Yeah there was this post on here yesterday "Here comes the tiktok war" presuming there was going to be all this media spraying out on socials but then there was just nothing. All the gawkers are asking "huh? Is this war even real?" then I see apparently Russia blocked twitter (and presumably other sites) on all the ISPs around there -
That's an efficient short term solution to their war on information control, but it's really just a delay. The problem for them is the sheer ubiquity of devices which can still record without access to the internet, and then be taken to regions where they can reconnect to the world and spill their secrets.
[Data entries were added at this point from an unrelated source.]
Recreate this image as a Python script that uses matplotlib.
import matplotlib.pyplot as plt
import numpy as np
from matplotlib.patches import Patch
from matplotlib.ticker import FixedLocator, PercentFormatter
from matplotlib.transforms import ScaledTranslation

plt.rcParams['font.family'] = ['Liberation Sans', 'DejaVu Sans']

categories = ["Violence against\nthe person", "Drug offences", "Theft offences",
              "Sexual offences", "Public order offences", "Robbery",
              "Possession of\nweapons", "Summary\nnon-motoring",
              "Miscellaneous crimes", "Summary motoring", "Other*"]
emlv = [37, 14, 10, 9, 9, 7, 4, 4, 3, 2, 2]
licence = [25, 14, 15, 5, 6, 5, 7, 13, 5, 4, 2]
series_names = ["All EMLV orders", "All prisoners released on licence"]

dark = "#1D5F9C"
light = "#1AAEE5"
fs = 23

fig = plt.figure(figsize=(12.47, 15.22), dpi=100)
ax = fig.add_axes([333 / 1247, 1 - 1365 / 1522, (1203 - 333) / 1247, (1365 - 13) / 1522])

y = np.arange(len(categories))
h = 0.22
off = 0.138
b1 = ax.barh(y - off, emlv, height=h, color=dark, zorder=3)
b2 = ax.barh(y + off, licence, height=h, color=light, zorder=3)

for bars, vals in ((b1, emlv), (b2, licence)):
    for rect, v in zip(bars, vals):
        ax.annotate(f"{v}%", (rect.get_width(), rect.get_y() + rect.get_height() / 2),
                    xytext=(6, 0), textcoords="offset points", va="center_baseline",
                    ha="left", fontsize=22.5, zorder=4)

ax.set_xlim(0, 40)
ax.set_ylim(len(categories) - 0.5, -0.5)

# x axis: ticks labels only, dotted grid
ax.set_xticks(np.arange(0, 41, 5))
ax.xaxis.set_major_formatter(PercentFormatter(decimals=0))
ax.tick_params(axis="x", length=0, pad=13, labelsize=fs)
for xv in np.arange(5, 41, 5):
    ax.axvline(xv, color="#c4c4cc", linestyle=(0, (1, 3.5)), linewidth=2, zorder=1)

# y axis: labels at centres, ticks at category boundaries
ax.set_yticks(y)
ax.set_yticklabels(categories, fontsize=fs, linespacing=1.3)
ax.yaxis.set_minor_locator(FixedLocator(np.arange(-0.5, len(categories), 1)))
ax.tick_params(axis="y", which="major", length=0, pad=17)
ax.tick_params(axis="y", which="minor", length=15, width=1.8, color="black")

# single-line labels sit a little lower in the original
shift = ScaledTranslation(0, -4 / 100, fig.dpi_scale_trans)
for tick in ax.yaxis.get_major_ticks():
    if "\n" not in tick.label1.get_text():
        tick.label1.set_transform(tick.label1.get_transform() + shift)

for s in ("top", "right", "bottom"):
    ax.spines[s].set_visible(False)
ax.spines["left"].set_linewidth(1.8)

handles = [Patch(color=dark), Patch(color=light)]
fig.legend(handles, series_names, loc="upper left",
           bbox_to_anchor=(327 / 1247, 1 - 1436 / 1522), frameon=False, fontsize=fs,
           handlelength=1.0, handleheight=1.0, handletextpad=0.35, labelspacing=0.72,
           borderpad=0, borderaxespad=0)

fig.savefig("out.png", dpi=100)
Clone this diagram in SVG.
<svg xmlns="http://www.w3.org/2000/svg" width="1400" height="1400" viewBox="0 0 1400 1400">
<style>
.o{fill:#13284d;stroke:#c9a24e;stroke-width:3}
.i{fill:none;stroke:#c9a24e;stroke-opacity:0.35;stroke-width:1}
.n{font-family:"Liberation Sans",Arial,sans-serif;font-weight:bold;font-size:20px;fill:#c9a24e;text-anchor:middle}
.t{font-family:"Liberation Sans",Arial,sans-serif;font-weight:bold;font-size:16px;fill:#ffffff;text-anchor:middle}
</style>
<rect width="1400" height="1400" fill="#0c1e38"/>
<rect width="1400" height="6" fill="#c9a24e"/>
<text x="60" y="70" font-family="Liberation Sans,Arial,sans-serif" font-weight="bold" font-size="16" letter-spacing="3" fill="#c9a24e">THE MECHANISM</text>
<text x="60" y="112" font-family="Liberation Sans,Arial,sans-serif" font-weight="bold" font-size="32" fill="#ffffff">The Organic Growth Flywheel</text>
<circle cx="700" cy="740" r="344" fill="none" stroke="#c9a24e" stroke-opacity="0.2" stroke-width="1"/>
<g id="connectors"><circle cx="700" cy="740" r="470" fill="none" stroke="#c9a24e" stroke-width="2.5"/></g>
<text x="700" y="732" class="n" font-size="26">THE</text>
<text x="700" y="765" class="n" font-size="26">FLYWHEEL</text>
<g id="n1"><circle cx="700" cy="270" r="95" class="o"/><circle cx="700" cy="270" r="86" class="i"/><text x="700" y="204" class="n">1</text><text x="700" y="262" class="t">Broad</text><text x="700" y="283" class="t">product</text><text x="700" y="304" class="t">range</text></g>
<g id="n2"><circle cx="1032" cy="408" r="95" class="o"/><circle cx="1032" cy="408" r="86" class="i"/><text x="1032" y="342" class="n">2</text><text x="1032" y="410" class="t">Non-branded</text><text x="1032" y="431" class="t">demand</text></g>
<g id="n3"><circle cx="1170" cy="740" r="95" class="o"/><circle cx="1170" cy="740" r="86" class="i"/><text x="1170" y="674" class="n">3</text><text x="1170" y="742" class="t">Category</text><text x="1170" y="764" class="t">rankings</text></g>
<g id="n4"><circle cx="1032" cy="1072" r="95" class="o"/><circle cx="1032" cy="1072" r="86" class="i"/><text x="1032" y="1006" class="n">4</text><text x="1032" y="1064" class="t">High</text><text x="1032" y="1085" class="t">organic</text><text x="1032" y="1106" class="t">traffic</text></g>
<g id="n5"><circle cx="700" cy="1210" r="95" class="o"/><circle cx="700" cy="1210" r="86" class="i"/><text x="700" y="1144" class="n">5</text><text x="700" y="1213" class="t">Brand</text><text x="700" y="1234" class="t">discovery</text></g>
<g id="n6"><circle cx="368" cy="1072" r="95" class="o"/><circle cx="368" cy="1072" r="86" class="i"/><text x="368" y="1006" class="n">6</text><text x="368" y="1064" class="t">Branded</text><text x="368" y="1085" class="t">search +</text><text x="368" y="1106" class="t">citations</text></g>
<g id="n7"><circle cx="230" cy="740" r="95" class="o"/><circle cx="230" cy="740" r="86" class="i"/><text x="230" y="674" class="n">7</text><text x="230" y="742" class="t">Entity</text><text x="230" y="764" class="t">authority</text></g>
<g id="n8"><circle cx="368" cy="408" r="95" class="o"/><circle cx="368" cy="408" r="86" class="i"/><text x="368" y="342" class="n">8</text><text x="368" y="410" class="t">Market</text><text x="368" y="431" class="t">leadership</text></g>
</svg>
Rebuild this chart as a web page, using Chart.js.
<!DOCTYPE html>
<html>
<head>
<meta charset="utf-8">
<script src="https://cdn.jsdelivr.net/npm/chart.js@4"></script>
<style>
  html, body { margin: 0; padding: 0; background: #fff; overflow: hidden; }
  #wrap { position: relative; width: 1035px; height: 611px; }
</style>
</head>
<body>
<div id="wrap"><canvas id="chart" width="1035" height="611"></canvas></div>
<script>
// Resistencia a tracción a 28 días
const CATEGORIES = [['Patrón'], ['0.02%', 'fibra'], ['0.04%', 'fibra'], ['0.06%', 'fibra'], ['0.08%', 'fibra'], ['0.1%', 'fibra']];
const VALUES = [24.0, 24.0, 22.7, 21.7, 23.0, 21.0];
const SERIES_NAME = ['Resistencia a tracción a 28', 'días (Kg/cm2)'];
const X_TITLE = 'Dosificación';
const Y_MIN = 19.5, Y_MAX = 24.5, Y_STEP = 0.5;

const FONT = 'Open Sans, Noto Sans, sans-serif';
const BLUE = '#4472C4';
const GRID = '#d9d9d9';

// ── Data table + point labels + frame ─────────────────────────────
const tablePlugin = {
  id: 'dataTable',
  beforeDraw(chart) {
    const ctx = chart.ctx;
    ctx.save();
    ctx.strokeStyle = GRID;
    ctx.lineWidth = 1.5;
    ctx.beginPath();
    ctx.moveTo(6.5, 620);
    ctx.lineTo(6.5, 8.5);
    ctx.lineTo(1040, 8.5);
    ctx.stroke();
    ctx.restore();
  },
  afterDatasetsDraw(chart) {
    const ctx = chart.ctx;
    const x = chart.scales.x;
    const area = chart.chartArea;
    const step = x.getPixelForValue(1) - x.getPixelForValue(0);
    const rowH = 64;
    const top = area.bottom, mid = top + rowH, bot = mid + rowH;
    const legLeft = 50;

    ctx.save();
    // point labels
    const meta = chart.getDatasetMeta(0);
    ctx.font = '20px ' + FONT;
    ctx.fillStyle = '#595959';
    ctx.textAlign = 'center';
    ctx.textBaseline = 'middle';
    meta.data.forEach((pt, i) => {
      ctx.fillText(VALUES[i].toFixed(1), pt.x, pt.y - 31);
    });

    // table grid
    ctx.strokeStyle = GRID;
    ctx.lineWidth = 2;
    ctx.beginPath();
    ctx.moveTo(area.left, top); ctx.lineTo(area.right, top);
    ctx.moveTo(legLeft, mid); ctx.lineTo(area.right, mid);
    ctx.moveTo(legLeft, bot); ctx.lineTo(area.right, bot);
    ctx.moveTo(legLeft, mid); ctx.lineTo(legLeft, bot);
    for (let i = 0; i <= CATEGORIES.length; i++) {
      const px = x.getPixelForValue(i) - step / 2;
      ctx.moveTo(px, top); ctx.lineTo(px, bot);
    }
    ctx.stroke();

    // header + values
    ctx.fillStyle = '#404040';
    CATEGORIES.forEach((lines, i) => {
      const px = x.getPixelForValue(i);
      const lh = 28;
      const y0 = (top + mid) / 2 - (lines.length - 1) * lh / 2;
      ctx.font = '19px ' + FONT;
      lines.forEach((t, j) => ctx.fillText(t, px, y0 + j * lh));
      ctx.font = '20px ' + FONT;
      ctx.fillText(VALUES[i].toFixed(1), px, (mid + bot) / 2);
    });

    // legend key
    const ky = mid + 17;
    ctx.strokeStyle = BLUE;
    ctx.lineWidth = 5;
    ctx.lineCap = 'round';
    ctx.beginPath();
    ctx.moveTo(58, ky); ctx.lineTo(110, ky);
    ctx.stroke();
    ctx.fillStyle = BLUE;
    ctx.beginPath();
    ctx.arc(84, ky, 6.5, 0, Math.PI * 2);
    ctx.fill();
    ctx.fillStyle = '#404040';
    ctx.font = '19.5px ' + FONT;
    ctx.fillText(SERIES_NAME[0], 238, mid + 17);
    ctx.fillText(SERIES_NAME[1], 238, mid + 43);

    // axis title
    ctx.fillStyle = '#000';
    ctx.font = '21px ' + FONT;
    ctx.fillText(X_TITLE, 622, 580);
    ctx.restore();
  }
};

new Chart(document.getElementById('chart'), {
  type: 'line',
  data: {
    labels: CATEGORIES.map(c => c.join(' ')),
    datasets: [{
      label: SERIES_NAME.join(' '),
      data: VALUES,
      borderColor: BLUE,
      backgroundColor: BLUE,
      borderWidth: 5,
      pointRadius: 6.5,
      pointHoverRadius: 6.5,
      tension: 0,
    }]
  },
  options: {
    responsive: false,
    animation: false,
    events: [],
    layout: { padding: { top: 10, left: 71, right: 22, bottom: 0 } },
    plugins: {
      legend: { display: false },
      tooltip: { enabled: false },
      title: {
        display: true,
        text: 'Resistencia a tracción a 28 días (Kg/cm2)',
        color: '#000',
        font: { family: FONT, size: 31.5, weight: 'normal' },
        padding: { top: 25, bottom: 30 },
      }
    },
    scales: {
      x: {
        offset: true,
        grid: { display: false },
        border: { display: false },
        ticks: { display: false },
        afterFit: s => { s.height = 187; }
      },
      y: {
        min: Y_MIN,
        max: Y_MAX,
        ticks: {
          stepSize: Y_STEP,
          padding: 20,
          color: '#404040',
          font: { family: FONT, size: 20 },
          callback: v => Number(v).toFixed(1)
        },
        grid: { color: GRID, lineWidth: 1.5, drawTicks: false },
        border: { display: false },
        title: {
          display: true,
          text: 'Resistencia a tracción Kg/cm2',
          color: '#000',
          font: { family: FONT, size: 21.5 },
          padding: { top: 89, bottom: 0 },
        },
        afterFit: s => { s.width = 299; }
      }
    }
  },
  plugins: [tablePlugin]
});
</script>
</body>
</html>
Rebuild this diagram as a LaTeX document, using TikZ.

People have come to expect the basic ability to communicate on a level that our forbears scarcely dreamed of.
"A well connected Community, being necessary to the security of a free State, the right of the people to keep and bear Phones, shall not be infringed."
I would hope that if any constitution of any country gets a right to bear phones baked into it, they won't take the incredibly confusing wording of the second amendment of the US constitution as their role model.
Agreed, or else you'll get people clamoring for the government to control the phone industry because they misinterpreted the period meaning of "regulated" (that is, definition 2 here[1] not definition 1)
I believe a lot of the media is getting taken down - the bot/partisan armies are reporting it as offensive, and a large enough volume of reports inevitably gets things removed. There was an article on here yesterday about "banned from youtube for watching a livestream of the conflict".